-- Problem to work on --
Include the line containing "const angleLabels = [90, 60, 30, 0, -30, -60, -90];" and all lines before it, repeated exactly from the listing below, without pictures.

<<<<

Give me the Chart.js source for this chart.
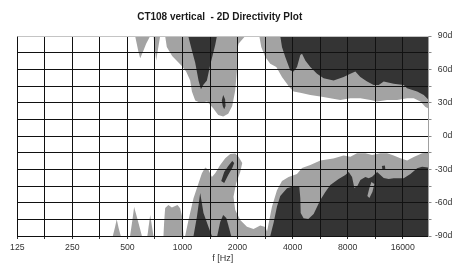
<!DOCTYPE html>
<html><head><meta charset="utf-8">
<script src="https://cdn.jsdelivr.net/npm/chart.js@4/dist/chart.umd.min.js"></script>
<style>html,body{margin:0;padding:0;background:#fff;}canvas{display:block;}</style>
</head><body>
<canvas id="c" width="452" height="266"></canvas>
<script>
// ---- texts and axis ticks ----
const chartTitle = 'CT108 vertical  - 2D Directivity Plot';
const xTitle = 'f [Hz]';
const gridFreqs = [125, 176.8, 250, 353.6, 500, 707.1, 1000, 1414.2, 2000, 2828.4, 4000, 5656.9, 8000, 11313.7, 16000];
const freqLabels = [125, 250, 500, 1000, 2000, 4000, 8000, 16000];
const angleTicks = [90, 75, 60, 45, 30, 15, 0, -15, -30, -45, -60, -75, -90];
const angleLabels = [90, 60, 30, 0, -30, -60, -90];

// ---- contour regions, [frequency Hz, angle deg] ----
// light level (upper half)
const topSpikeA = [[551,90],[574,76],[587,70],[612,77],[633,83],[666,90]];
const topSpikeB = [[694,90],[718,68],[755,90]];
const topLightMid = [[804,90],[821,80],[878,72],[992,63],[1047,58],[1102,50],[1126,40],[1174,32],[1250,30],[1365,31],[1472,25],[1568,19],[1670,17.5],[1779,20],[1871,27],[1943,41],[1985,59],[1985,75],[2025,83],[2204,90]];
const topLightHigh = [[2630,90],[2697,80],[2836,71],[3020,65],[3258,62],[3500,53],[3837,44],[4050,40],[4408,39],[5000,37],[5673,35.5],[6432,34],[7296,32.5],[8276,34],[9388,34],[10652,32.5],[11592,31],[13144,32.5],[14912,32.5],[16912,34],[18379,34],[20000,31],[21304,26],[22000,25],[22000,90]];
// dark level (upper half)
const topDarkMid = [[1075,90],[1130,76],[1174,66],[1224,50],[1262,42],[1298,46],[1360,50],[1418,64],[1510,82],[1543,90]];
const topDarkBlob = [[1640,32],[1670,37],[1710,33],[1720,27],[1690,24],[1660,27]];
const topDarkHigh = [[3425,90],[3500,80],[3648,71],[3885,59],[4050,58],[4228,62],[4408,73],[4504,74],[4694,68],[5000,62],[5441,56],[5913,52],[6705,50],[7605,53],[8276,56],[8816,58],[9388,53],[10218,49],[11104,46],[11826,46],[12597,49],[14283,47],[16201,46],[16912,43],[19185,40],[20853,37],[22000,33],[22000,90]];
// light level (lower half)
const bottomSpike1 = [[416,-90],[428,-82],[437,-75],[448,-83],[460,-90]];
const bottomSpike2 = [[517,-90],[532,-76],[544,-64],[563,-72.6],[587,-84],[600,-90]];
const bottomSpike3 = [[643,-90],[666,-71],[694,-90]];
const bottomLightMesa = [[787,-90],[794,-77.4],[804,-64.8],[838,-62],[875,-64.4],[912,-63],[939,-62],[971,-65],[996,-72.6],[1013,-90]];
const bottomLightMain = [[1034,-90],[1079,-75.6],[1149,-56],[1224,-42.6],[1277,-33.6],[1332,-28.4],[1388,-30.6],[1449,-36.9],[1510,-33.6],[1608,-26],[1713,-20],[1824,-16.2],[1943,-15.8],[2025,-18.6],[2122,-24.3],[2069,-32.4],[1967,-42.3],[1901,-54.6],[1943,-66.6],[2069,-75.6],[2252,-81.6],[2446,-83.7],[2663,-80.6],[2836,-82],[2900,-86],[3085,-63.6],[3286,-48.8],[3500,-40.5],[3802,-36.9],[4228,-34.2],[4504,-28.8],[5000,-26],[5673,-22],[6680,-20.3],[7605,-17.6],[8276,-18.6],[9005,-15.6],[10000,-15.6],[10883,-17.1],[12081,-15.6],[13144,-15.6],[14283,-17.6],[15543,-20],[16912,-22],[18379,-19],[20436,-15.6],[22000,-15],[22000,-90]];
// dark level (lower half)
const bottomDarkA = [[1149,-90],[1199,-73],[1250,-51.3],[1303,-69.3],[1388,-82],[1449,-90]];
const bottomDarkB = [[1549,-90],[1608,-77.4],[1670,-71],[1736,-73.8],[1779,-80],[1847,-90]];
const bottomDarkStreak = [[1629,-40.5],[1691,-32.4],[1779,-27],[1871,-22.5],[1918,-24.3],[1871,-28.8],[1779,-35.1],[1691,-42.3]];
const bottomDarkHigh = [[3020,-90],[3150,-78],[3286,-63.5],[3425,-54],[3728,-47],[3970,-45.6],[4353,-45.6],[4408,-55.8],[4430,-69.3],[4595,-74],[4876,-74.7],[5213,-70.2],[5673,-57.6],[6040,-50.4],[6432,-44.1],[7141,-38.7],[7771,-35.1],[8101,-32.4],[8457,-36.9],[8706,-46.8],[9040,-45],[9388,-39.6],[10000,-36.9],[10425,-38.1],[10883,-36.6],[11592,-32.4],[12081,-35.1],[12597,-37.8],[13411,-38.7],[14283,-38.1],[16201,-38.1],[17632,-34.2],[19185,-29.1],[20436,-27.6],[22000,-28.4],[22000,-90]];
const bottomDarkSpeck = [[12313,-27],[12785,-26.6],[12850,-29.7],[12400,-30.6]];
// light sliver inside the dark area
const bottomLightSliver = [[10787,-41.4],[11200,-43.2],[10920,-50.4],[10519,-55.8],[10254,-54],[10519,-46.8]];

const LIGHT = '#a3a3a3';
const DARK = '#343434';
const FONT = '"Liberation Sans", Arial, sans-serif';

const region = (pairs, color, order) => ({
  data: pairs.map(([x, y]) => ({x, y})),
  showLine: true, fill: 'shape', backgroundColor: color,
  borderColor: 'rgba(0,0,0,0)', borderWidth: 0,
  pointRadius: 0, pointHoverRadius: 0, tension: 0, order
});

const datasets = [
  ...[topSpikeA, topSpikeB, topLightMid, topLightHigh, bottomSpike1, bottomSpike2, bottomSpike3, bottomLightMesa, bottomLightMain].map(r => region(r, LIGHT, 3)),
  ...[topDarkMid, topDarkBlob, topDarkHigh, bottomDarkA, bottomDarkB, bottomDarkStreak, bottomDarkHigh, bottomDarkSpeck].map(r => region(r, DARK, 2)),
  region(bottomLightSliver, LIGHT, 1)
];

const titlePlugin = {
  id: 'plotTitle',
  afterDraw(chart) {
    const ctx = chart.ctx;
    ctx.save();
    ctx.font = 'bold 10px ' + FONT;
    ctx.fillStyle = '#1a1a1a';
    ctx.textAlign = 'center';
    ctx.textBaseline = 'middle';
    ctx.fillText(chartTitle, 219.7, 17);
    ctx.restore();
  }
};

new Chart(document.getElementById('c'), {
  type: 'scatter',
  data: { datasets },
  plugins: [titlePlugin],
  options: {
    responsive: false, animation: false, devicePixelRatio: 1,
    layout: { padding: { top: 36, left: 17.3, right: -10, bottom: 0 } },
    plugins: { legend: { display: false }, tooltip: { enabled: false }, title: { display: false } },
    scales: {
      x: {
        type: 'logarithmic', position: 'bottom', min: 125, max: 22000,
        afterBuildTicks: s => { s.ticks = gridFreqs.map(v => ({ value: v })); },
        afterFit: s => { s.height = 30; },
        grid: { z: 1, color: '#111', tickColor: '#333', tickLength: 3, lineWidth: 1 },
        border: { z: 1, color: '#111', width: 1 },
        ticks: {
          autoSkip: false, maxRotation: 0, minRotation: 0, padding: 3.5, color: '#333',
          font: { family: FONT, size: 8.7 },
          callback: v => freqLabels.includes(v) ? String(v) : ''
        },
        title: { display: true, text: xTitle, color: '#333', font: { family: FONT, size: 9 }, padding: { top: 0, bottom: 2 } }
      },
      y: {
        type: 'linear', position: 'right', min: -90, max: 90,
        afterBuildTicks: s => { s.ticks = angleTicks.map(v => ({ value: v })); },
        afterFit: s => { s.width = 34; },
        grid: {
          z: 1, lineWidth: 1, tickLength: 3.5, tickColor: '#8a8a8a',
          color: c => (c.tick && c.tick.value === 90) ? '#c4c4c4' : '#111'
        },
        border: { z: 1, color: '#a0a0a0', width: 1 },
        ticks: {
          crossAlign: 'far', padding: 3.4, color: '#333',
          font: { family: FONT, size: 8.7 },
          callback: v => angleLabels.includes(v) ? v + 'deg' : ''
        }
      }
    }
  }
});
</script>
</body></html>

>>>>

-- Solved problem --
Give me the Chart.js source for this chart.
<!DOCTYPE html>
<html><head><meta charset="utf-8">
<script src="https://cdn.jsdelivr.net/npm/chart.js@4/dist/chart.umd.min.js"></script>
<style>html,body{margin:0;padding:0;background:#fff;}canvas{display:block;}</style>
</head><body>
<canvas id="c" width="452" height="266"></canvas>
<script>
// ---- texts and axis ticks ----
const chartTitle = 'CT108 vertical  - 2D Directivity Plot';
const xTitle = 'f [Hz]';
const gridFreqs = [125, 176.8, 250, 353.6, 500, 707.1, 1000, 1414.2, 2000, 2828.4, 4000, 5656.9, 8000, 11313.7, 16000];
const freqLabels = [125, 250, 500, 1000, 2000, 4000, 8000, 16000];
const angleTicks = [90, 75, 60, 45, 30, 15, 0, -15, -30, -45, -60, -75, -90];
const angleLabels = [90, 60, 30, 0, -30, -60, -90];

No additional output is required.